Mccooey back then told me Tim Feeney wanted me out and, by default, so did Pat Gumson and Bruce Rosen, the two New York State Department of Health officials who headed up the Traumatic Brain Injury Waiver at the time. I don’t know how much weight I actually give his excuse. It doesn’t matter though because Feeney has been rather right-sized, Pat Gumson has retired, and Bruce Rosen is working in another area for the DOH, and I’ve not been invited back. The main obstacle to my return was and is Mccooey and, I suspect, his somewhat misguided allegiance to a rather dysfunctional individual who heads up his substance abuse program, the same individual, by the way, who most actively demeaned survivors and denied them their rights.

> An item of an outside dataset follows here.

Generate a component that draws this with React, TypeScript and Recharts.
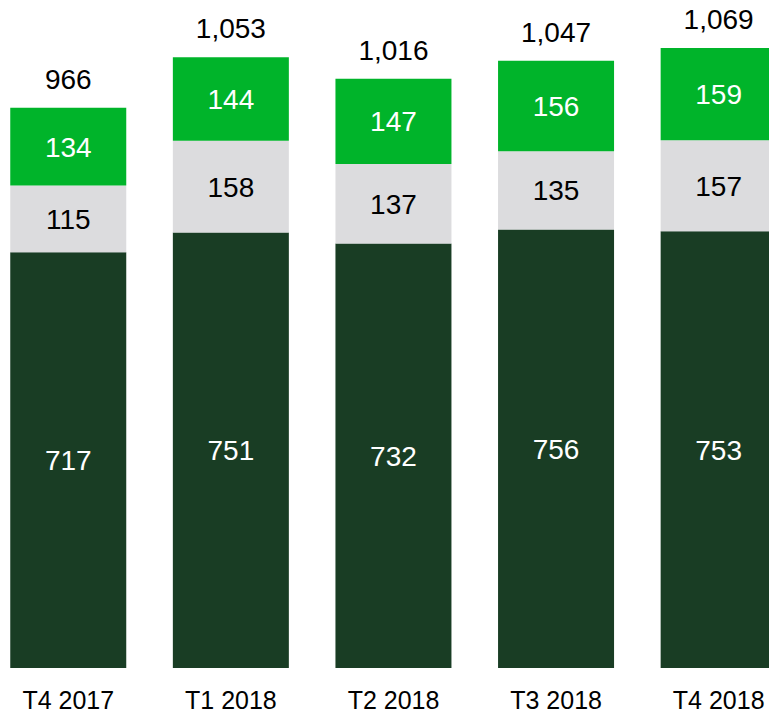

I was recently asked (not by anyone from Belvedere) if I would be willing to facilitate workshops at Belvedere again. My answer revolves around what is always my focus in matters like this; what is the healthiest choice on the table for the survivors and for me. Were their a healthy way to go about it, I’d certainly consider it. But I would not consider it if I were to again be at risk for bogus accusations from the above referenced dysfunctional individual or anyone else for that matter. To give you an idea of what I’m talking about, I once apologized to Mr. Dysfunction for a misunderstanding and gently touched his shoulder. The next morning I learned that he’d gone scurrying upstairs like a whiney little brat to file a workplace harassment charge against me because I touched him! The charge was dismissed by the way (duh).

Anyway, it will be good to see these folks Monday. They already know, and perhaps Belvedere will figure out, that neither I nor KAC are anti-provider, not even when the provider is Belvedere. We are pro-anything that supports equal rights for all and legitimately helps people living with brain injuries achieve their maximum level of independence and we are against anything that doesn’t. As for my future with Belvedere let me just say: One day at a time.

Monday will be a good day. It will be good to see them and it will be hard to say goodbye.